# Honda HS828



## ristledog

Recently purchased a used HS828 in immaculate condition was it a bad choice or is Honda snowblowers as good as they claim. My driveway is aprox. 300' long and double wide with parking area for 5-6 vehicles. My old Yardman Snowbird 10hp tecumseh 26" cut could not throw far enough if temps were up.


----------



## Rifboy

I have a Honda 1132 and I think it is awesome! I am sure you will love your HS828. Honda engines start easily and the snowblower it self is very much a top of the line machine.
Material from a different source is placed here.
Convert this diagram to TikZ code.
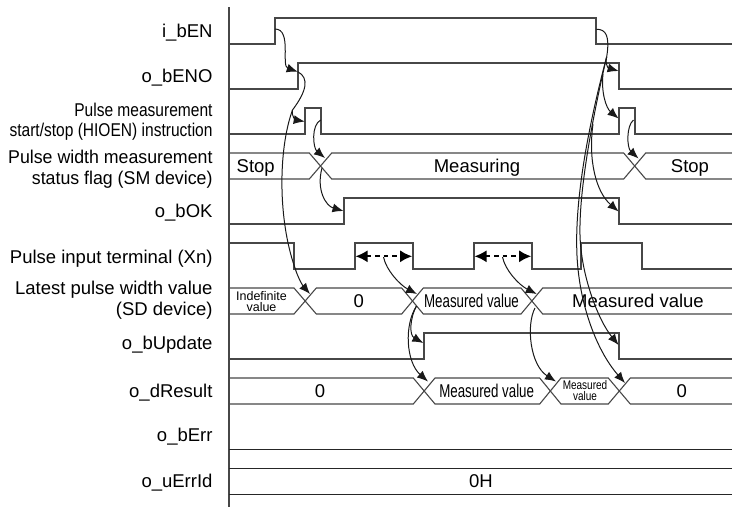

Is yours a tracked model or wheel?
Rifboy


----------



## ristledog

Track model .


----------



## Wayne195

Well, give it a try, then you'll know if you like it . I haven't had any firsthand experiance with Honda snowblowers, but if there're as good as my Honda pushmower, you'll love it.


----------



## Rifboy

I read some number of complaints about turning a tracked Honda but I don't understand why. My 5' tall hundred lb wife loves to use our tracked blower (honda 1132)!
It took me about 5 minutes to decide that I love ours. Wouldn't want anything else.
Awesome machine.
Rifboy


----------



## fmil

I love my tracked Honda HS828. Great for throwing snow or nosey neighbors! I recently added the headlight kit to it (Honda part # 06350-768-000AH). I ordered the kit from PartsPak.com.

Here is the link: http://www.partspak.com/productcart/pc/viewPrd.asp?idproduct=329758. My Honda HS828 is running great at night now!


----------



## Kharnn

i got a used hs55, and at first it was hard to turn till i started to turn it while it was driving


----------